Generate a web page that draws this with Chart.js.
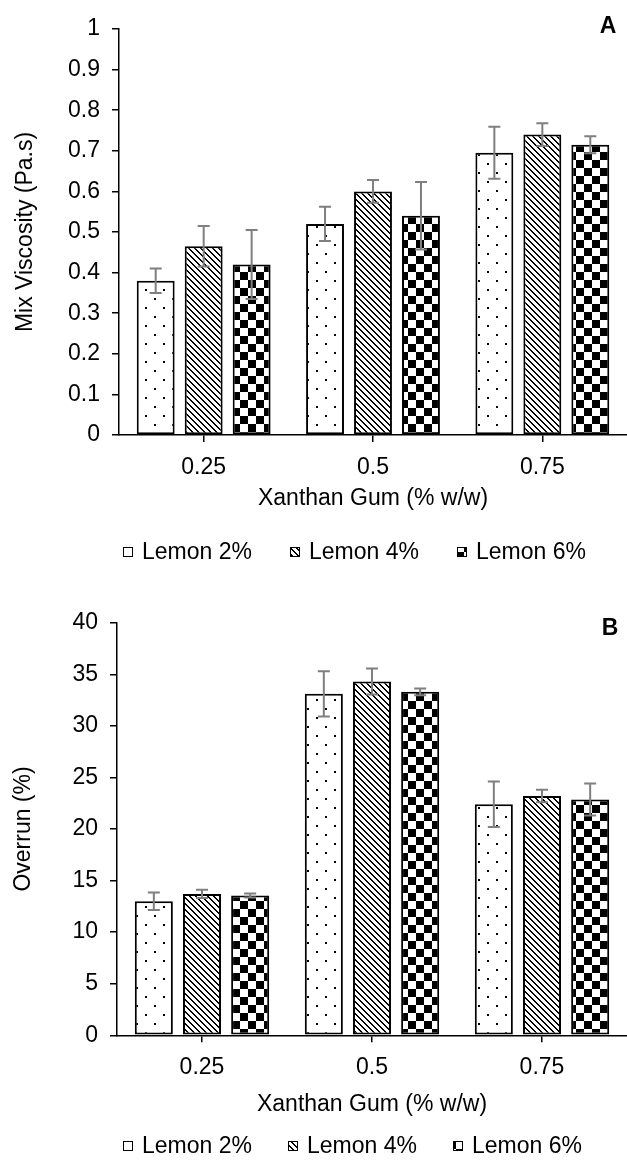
<!DOCTYPE html>
<html><head><meta charset="utf-8">
<script src="https://cdn.jsdelivr.net/npm/chart.js@4.4.0/dist/chart.umd.min.js"></script>
<style>
html,body{margin:0;padding:0;background:#fff;}
.wrap{position:relative;width:627px;height:581px;}
canvas{display:block;}
</style></head><body>
<div class="wrap"><canvas id="c1" width="627" height="581"></canvas></div>
<div class="wrap"><canvas id="c2" width="627" height="581"></canvas></div>
<script>
// ---- data ----
const categories = ['0.25', '0.5', '0.75'];
const seriesNames = ['Lemon 2%', 'Lemon 4%', 'Lemon 6%'];

const viscLemon2 = [0.38, 0.52, 0.695];
const viscLemon4 = [0.465, 0.60, 0.74];
const viscLemon6 = [0.42, 0.54, 0.715];
const viscErr2 = [0.03, 0.042, 0.064];
const viscErr4 = [0.05, 0.028, 0.028];
const viscErr6 = [0.085, 0.083, 0.021];

const overLemon2 = [13.0, 33.1, 22.4];
const overLemon4 = [13.7, 34.3, 23.2];
const overLemon6 = [13.55, 33.3, 22.85];
const overErr2 = [0.85, 2.2, 2.2];
const overErr4 = [0.4, 1.25, 0.6];
const overErr6 = [0.2, 0.33, 1.55];

// ---- patterns ----
function makeTile(w, h, draw) {
  const c = document.createElement('canvas'); c.width = w; c.height = h;
  const x = c.getContext('2d'); x.fillStyle = '#fff'; x.fillRect(0, 0, w, h);
  x.fillStyle = '#000'; draw(x, w, h); return c;
}
const tileDots = makeTile(18, 18, (x) => { x.fillRect(1, 1, 2, 2); x.fillRect(10, 10, 2, 2); });
const tileDiag = makeTile(6, 6, (x) => { for (let i = 0; i < 6; i++) { x.fillRect(i, i, 1, 1); x.fillRect((i + 1) % 6, i, 1, 1); } });
const tileCheck = makeTile(16, 16, (x) => { x.fillRect(0, 0, 8, 8); x.fillRect(8, 8, 8, 8); });
const tiles = [tileDots, tileDiag, tileCheck];

const FONT = "'Liberation Sans', Arial, Helvetica, sans-serif";
Chart.defaults.font.family = FONT;
Chart.defaults.font.size = 23;
Chart.defaults.color = '#000';

const errorBarPlugin = {
  id: 'errbars',
  afterDatasetsDraw(chart, args, o) {
    const ctx = chart.ctx, ys = chart.scales.y;
    ctx.save(); ctx.strokeStyle = o.color; ctx.lineWidth = o.width;
    chart.data.datasets.forEach((ds, i) => {
      chart.getDatasetMeta(i).data.forEach((bar, j) => {
        const v = ds.data[j], e = ds.errors[j];
        const x = bar.x, yt = ys.getPixelForValue(v + e), yb = ys.getPixelForValue(v - e);
        ctx.beginPath();
        ctx.moveTo(x, yt); ctx.lineTo(x, yb);
        ctx.moveTo(x - o.cap, yt); ctx.lineTo(x + o.cap, yt);
        ctx.moveTo(x - o.cap, yb); ctx.lineTo(x + o.cap, yb);
        ctx.stroke();
      });
    });
    ctx.restore();
  }
};

const customLegend = {
  id: 'customLegend',
  afterDraw(chart, args, o) {
    const ctx = chart.ctx; ctx.save();
    ctx.font = '23px ' + FONT; ctx.textBaseline = 'middle'; ctx.textAlign = 'left';
    chart.data.datasets.forEach((ds, i) => {
      const bx = o.x + i * o.step;
      ctx.fillStyle = ctx.createPattern(ds.tile, 'repeat');
      ctx.fillRect(bx, o.y - 5, 10, 10);
      ctx.strokeStyle = '#000'; ctx.lineWidth = 1;
      ctx.strokeRect(bx + 0.5, o.y - 4.5, 9, 9);
      ctx.fillStyle = '#000';
      ctx.fillText(ds.label, bx + 19, o.y + 1);
    });
    ctx.restore();
  }
};

const panelLabel = {
  id: 'panelLabel',
  afterDraw(chart, args, o) {
    const ctx = chart.ctx; ctx.save();
    ctx.font = 'bold 23px ' + FONT; ctx.textAlign = 'center'; ctx.textBaseline = 'middle';
    ctx.fillStyle = '#000'; ctx.fillText(o.text, o.x, o.y); ctx.restore();
  }
};

function buildChart(id, vals, errs, yCfg, xCfg, layoutPad, legendCfg, label) {
  const datasets = vals.map((d, i) => ({
    label: seriesNames[i],
    data: d,
    errors: errs[i],
    tile: tiles[i],
    backgroundColor: (c) => c.chart.ctx.createPattern(tiles[i], 'repeat'),
    borderColor: '#000',
    borderWidth: 2,
    borderSkipped: false,
    categoryPercentage: 0.85,
    barPercentage: 0.79
  }));
  return new Chart(document.getElementById(id), {
    type: 'bar',
    data: { labels: categories, datasets },
    options: {
      responsive: false, animation: false, devicePixelRatio: 1,
      layout: { padding: layoutPad },
      plugins: {
        legend: { display: false }, tooltip: { enabled: false },
        errbars: { color: '#7f7f7f', width: 2, cap: 6 },
        customLegend: legendCfg,
        panelLabel: label
      },
      scales: {
        x: {
          offset: true,
          grid: { offset: false, drawOnChartArea: false, drawTicks: true, tickLength: 7, color: '#000', lineWidth: 1.5 },
          border: { color: '#000', width: 1.5 },
          ticks: { padding: 12, color: '#000' },
          title: { display: true, text: 'Xanthan Gum (% w/w)', color: '#000', padding: { top: 4, bottom: 4 } },
          afterFit(s) { s.height = xCfg.height; }
        },
        y: {
          min: yCfg.min, max: yCfg.max,
          grid: { drawOnChartArea: false, drawTicks: true, tickLength: 7, color: '#000', lineWidth: 1.5 },
          border: { color: '#000', width: 1.5 },
          ticks: { stepSize: yCfg.step, padding: 12, color: '#000', callback: (v) => String(+v.toFixed(2)) },
          title: { display: true, text: yCfg.title, color: '#000', padding: { top: yCfg.titlePad, bottom: 0 } },
          afterFit(s) { s.width = yCfg.width; }
        }
      }
    },
    plugins: [errorBarPlugin, customLegend, panelLabel]
  });
}

buildChart('c1',
  [viscLemon2, viscLemon4, viscLemon6], [viscErr2, viscErr4, viscErr6],
  { min: 0, max: 1, step: 0.1, title: 'Mix Viscosity (Pa.s)', titlePad: 6, width: 113 },
  { height: 81 },
  { left: 6, right: 0, top: 29, bottom: 65 },
  { x: 123, step: 167, y: 552 },
  { text: 'A', x: 608, y: 27 });

buildChart('c2',
  [overLemon2, overLemon4, overLemon6], [overErr2, overErr4, overErr6],
  { min: 0, max: 40, step: 5, title: 'Overrun (%)', titlePad: 4, width: 111 },
  { height: 87 },
  { left: 6, right: 0, top: 41.7, bottom: 39.7 },
  { x: 123, step: 165, y: 565 },
  { text: 'B', x: 610, y: 48 });
</script>
</body></html>
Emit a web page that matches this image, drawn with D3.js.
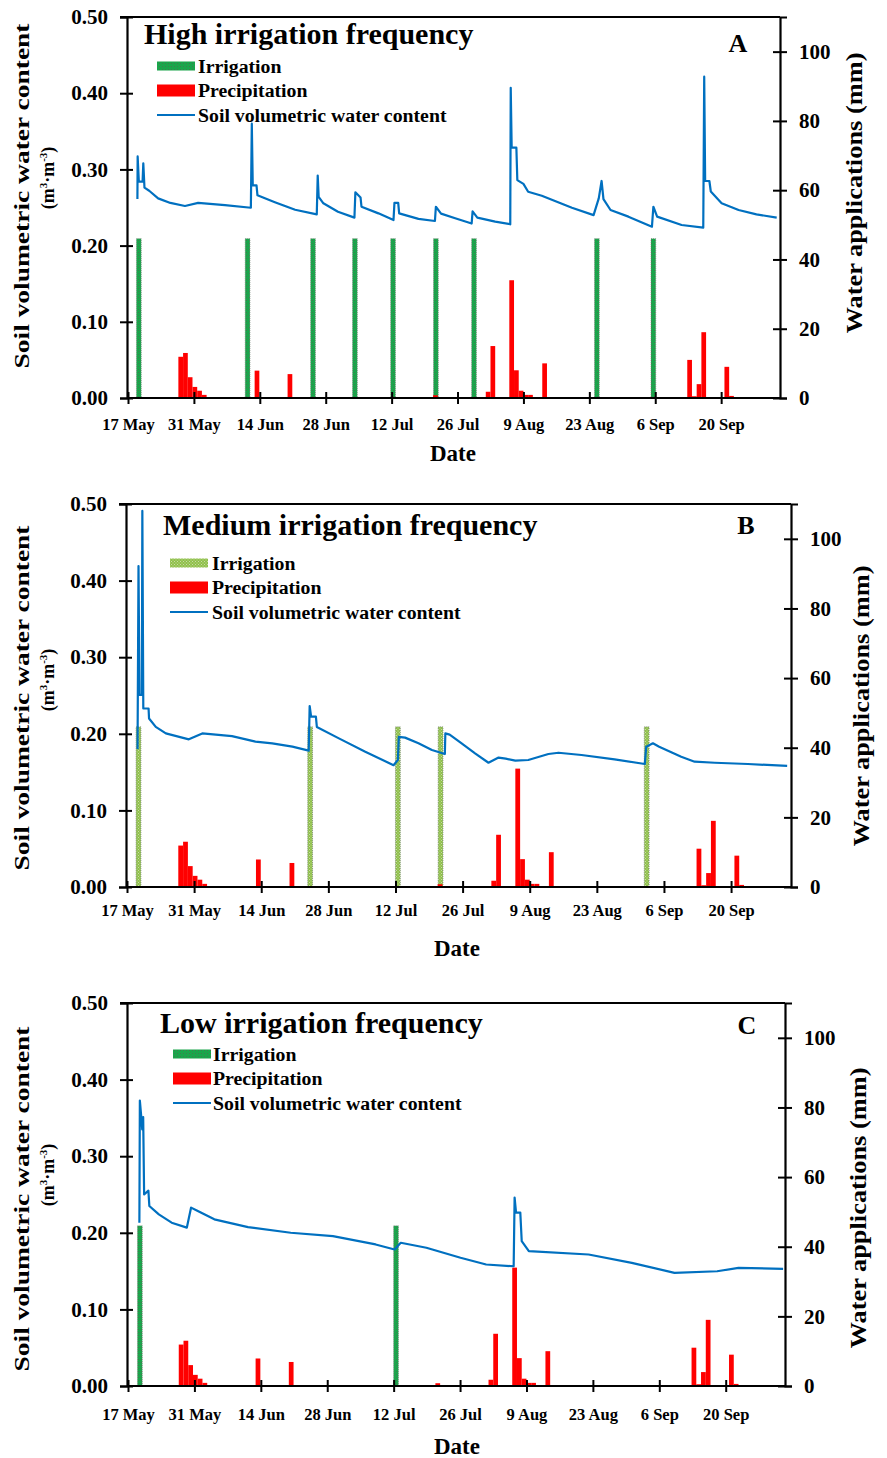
<!DOCTYPE html>
<html><head><meta charset="utf-8">
<script src="https://cdn.jsdelivr.net/npm/d3@7"></script>
<style>
body{margin:0;background:#fff;}
text{font-family:"Liberation Serif","Times New Roman",serif;font-weight:bold;fill:#000;}
</style></head>
<body><svg id="chart" width="887" height="1458"></svg>
<script>
// ---------- data (x = days since 17 May) ----------
const xTickDays = [0,14,28,42,56,70,84,98,112,126];
const xTickLabels = ["17 May","31 May","14 Jun","28 Jun","12 Jul","26 Jul","9 Aug","23 Aug","6 Sep","20 Sep"];
const leftTicks = [0,0.1,0.2,0.3,0.4,0.5];
const rightTicks = [0,20,40,60,80,100];

const precipDays = [10.7,11.7,12.7,13.7,14.7,15.7,26.9,33.9,64.8,76,77,81,82,83,84,85,88,118.8,119.8,120.8,121.8,126.7,127.7];
const precipMm   = [11.9,13,6,3.2,2.1,0.9,7.9,6.9,0.8,1.8,15,34,8,2.1,0.9,0.9,10,11,0.5,4,19,9,0.6];

const irrigationDaysA = [2.3,25.4,39.3,48.2,56.3,65.4,73.5,99.6,111.6];
const irrigationDaysB = [2.4,38.2,56.5,65.4,108.4];
const irrigationDaysC = [2.5,56.5];
const irrigationMm = 46;

const svwcA = [[2.0,0.261],[2.05,0.317],[2.3,0.284],[3.1,0.284],[3.25,0.308],[3.5,0.276],[4.5,0.272],[6.4,0.262],[9,0.256],[12.1,0.252],[14.9,0.256],[20.6,0.253],[26.1,0.2497],[26.3,0.360],[26.5,0.279],[27.3,0.279],[27.5,0.266],[31.2,0.257],[35.5,0.247],[40.1,0.241],[40.3,0.292],[40.5,0.264],[41.5,0.2555],[44.6,0.2445],[48.1,0.2367],[48.3,0.270],[49.4,0.263],[49.6,0.251],[53.2,0.2423],[56.4,0.2336],[56.6,0.256],[57.4,0.256],[57.6,0.2423],[61.7,0.235],[65.2,0.2323],[65.4,0.251],[66.5,0.242],[69.5,0.2358],[73,0.229],[73.2,0.245],[74.2,0.2367],[78,0.2314],[81.2,0.228],[81.3,0.407],[81.5,0.3285],[82.5,0.3285],[82.7,0.286],[84,0.281],[85,0.2707],[87.9,0.2655],[90.7,0.2585],[94.3,0.2497],[98.9,0.240],[100,0.262],[100.6,0.2848],[101,0.261],[102.5,0.2467],[106.3,0.238],[111.3,0.2248],[111.6,0.251],[112.4,0.238],[117.6,0.227],[122.2,0.2235],[122.4,0.4217],[122.6,0.2848],[123.5,0.2848],[123.8,0.271],[126.1,0.2555],[129.7,0.2467],[133.5,0.241],[137.8,0.2367]];

const svwcB = [[2.2,0.180],[2.4,0.419],[2.6,0.2507],[3.1,0.2507],[3.2,0.491],[3.4,0.233],[4.5,0.233],[4.6,0.220],[6,0.209],[8.1,0.2005],[12.9,0.1928],[15.7,0.2005],[21.9,0.197],[26.8,0.1897],[30.3,0.1876],[34.5,0.1832],[37.9,0.178],[38.1,0.2363],[38.4,0.2223],[39.4,0.2223],[39.6,0.209],[44.2,0.194],[49.7,0.1766],[55.6,0.159],[56.5,0.1658],[56.7,0.196],[58,0.195],[60.8,0.1876],[63.6,0.1789],[66.3,0.1736],[66.4,0.2005],[67.3,0.199],[69.8,0.1876],[72.6,0.1745],[75.4,0.1622],[77.5,0.169],[79,0.1675],[81,0.1649],[83.7,0.1658],[87.9,0.1736],[90,0.1753],[94.8,0.1723],[101.7,0.1667],[108,0.1606],[108.3,0.1832],[109.7,0.1876],[111,0.1832],[115.6,0.170],[118.4,0.1636],[122.6,0.1622],[129.5,0.1606],[137.7,0.158]];

const svwcC = [[2.4,0.2132],[2.5,0.3726],[2.8,0.351],[3.0,0.335],[3.2,0.351],[3.4,0.250],[4.3,0.255],[4.5,0.235],[6.5,0.224],[9.2,0.2132],[12.4,0.2067],[13.3,0.2329],[14.5,0.229],[18.2,0.2176],[25.3,0.2075],[34.3,0.2001],[43.2,0.1957],[52.2,0.1848],[56.2,0.1782],[57.5,0.187],[62.9,0.1805],[70.1,0.1674],[75.5,0.1586],[81.3,0.1563],[81.5,0.246],[81.8,0.2263],[82.7,0.2263],[83,0.189],[84.5,0.176],[97.1,0.1717],[106.2,0.1608],[115.2,0.1477],[124.2,0.1498],[128.7,0.1543],[138.1,0.153]];

const panelTitles = ["High irrigation frequency","Medium irrigation frequency","Low irrigation frequency"];
const panelLetters = ["A","B","C"];
const legendLabels = ["Irrigation","Precipitation","Soil volumetric water content"];

// ---------- layout ----------
const panels = [
  {svwc:svwcA, irr:irrigationDaysA, pat:"irrA", left:127, right:780, top:17, bottom:398,
   titleX:144, titleY:44, letterX:738, letterY:52, legX:157, legY:66, legTX:198,
   xlabY:430, dateY:461, ltX:29, ltY:196, lsX:54, lsY:178, rtX:862, rtY:193},
  {svwc:svwcB, irr:irrigationDaysB, pat:"irrB", left:126, right:791, top:504, bottom:887,
   titleX:163, titleY:535, letterX:746, letterY:534, legX:170, legY:563, legTX:212,
   xlabY:916, dateY:956, ltX:29, ltY:698, lsX:54, lsY:680, rtX:869, rtY:706},
  {svwc:svwcC, irr:irrigationDaysC, pat:"irrC", left:127, right:785, top:1003, bottom:1386,
   titleX:160, titleY:1033, letterX:747, letterY:1034, legX:173, legY:1054, legTX:213,
   xlabY:1420, dateY:1454, ltX:29, ltY:1199, lsX:54, lsY:1175, rtX:866, rtY:1208}
];

const svg = d3.select("#chart");
const defs = svg.append("defs");
function mkPat(id, base, dot){
  const p = defs.append("pattern").attr("id",id).attr("width",3).attr("height",3).attr("patternUnits","userSpaceOnUse");
  p.append("rect").attr("width",3).attr("height",3).attr("fill",base);
  p.append("rect").attr("x",0).attr("y",0).attr("width",1).attr("height",1).attr("fill",dot);
  p.append("rect").attr("x",1.5).attr("y",1.5).attr("width",1).attr("height",1).attr("fill",dot);
}
mkPat("irrA","#10b04a","#4d6e50");
mkPat("irrB","#8fc149","#c9d9a8");
mkPat("irrC","#10b04a","#4d6e50");

const lineColor = "#0070c0";

panels.forEach((P,i)=>{
  const g = svg.append("g");
  const x = d3.scaleLinear().domain([0,138.5]).range([P.left+1, P.right]);
  const y = d3.scaleLinear().domain([0,0.5]).range([P.bottom, P.top]);
  const y2 = d3.scaleLinear().domain([0,110]).range([P.bottom, P.top]);
  const dayW = x(1)-x(0);

  const cid = "clip"+i;
  defs.append("clipPath").attr("id",cid).append("rect")
    .attr("x",P.left).attr("y",P.top).attr("width",P.right-P.left).attr("height",P.bottom-P.top);

  const plot = g.append("g").attr("clip-path",`url(#${cid})`);

  plot.selectAll(".irr").data(P.irr).join("rect")
    .attr("x",d=>x(d)-dayW/2).attr("width",dayW)
    .attr("y",y2(irrigationMm)).attr("height",P.bottom-y2(irrigationMm))
    .attr("fill",`url(#${P.pat})`).attr("stroke","#6d7a6d").attr("stroke-width",0.7).attr("stroke-dasharray","1,1");

  plot.selectAll(".pr").data(precipDays.map((d,k)=>[d,precipMm[k]])).join("rect")
    .attr("x",d=>x(d[0])).attr("width",dayW)
    .attr("y",d=>y2(d[1])).attr("height",d=>P.bottom-y2(d[1]))
    .attr("fill","#ff0000");

  plot.append("path").datum(P.svwc)
    .attr("d",d3.line().x(d=>x(d[0])).y(d=>y(d[1])))
    .attr("fill","none").attr("stroke",lineColor).attr("stroke-width",2.2).attr("stroke-linejoin","round");

  g.append("line").attr("x1",P.left-7).attr("x2",P.right).attr("y1",P.top).attr("y2",P.top)
    .attr("stroke","#000").attr("stroke-width",2);

  const ax = g.append("g").attr("transform",`translate(0,${P.bottom})`)
    .call(d3.axisBottom(x).tickValues(xTickDays).tickFormat((d,k)=>xTickLabels[k]).tickSize(6).tickPadding(12));
  ax.select(".domain").attr("d",`M${P.left},0H${P.right}`);
  ax.selectAll(".tick line").attr("y1",-6).attr("y2",6);
  const yl = g.append("g").attr("transform",`translate(${P.left},0)`)
    .call(d3.axisLeft(y).tickValues(leftTicks).tickFormat(d3.format(".2f")).tickSize(7).tickPadding(12));
  yl.selectAll(".tick line").attr("x1",6).attr("x2",-7);
  const yr = g.append("g").attr("transform",`translate(${P.right},0)`)
    .call(d3.axisRight(y2).tickValues(rightTicks).tickSize(7).tickPadding(12));
  yr.selectAll(".tick line").attr("x1",-7).attr("x2",7);
  [ax,yl,yr].forEach(a=>{
    a.select(".domain").attr("stroke","#000").attr("stroke-width",2.2);
    a.selectAll(".tick line").attr("stroke","#000").attr("stroke-width",2);
    a.selectAll(".tick text").attr("font-family","Liberation Serif").attr("font-weight","bold").attr("fill","#000");
  });
  ax.selectAll(".tick text").attr("font-size",16.5).attr("dy",null).attr("y",null)
    .attr("transform",`translate(0,${P.xlabY-P.bottom})`);
  yl.selectAll(".tick text").attr("font-size",21);
  yr.selectAll(".tick text").attr("font-size",21);

  g.append("text").attr("x",P.titleX).attr("y",P.titleY).attr("font-size",30).text(panelTitles[i]);
  g.append("text").attr("x",P.letterX).attr("y",P.letterY).attr("font-size",26).attr("text-anchor","middle").text(panelLetters[i]);

  const lg = g.append("g");
  const rowGap = 24.5;
  lg.append("rect").attr("x",P.legX).attr("y",P.legY-4.5).attr("width",38).attr("height",9).attr("fill",`url(#${P.pat})`);
  lg.append("rect").attr("x",P.legX).attr("y",P.legY+rowGap-6).attr("width",38).attr("height",12).attr("fill","#ff0000");
  lg.append("line").attr("x1",P.legX).attr("x2",P.legX+38).attr("y1",P.legY+2*rowGap).attr("y2",P.legY+2*rowGap)
    .attr("stroke",lineColor).attr("stroke-width",2.2);
  legendLabels.forEach((t,k)=>{
    lg.append("text").attr("x",P.legTX).attr("y",P.legY+k*rowGap+6.5).attr("font-size",19.8).text(t);
  });

  g.append("text").attr("x",453+(i?4:0)).attr("y",P.dateY).attr("text-anchor","middle").attr("font-size",23).text("Date");
  g.append("text").attr("transform",`translate(${P.ltX},${P.ltY}) rotate(-90)`).attr("text-anchor","middle")
    .attr("font-size",22).attr("textLength",345).attr("lengthAdjust","spacingAndGlyphs").text("Soil volumetric water content");
  const sub = g.append("text").attr("transform",`translate(${P.lsX},${P.lsY}) rotate(-90)`).attr("text-anchor","middle").attr("font-size",18);
  sub.append("tspan").text("(m");
  sub.append("tspan").attr("font-size",11).attr("dy",-7).text("3");
  sub.append("tspan").attr("dy",7).text("·m");
  sub.append("tspan").attr("font-size",11).attr("dy",-7).text("-3");
  sub.append("tspan").attr("dy",7).text(")");
  g.append("text").attr("transform",`translate(${P.rtX},${P.rtY}) rotate(-90)`).attr("text-anchor","middle")
    .attr("font-size",23).attr("textLength",281).attr("lengthAdjust","spacingAndGlyphs").text("Water applications (mm)");
});
</script></body></html>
- - - - - - -
Without the pictures, please reproduce each line of the listing above exactly, from the first one through the line bearing "const seriesNames = ['Lemon".

Output below:
Generate a web page that draws this with Chart.js.
<!DOCTYPE html>
<html><head><meta charset="utf-8">
<script src="https://cdn.jsdelivr.net/npm/chart.js@4.4.0/dist/chart.umd.min.js"></script>
<style>
html,body{margin:0;padding:0;background:#fff;}
.wrap{position:relative;width:627px;height:581px;}
canvas{display:block;}
</style></head><body>
<div class="wrap"><canvas id="c1" width="627" height="581"></canvas></div>
<div class="wrap"><canvas id="c2" width="627" height="581"></canvas></div>
<script>
// ---- data ----
const categories = ['0.25', '0.5', '0.75'];
const seriesNames = ['Lemon 2%', 'Lemon 4%', 'Lemon 6%'];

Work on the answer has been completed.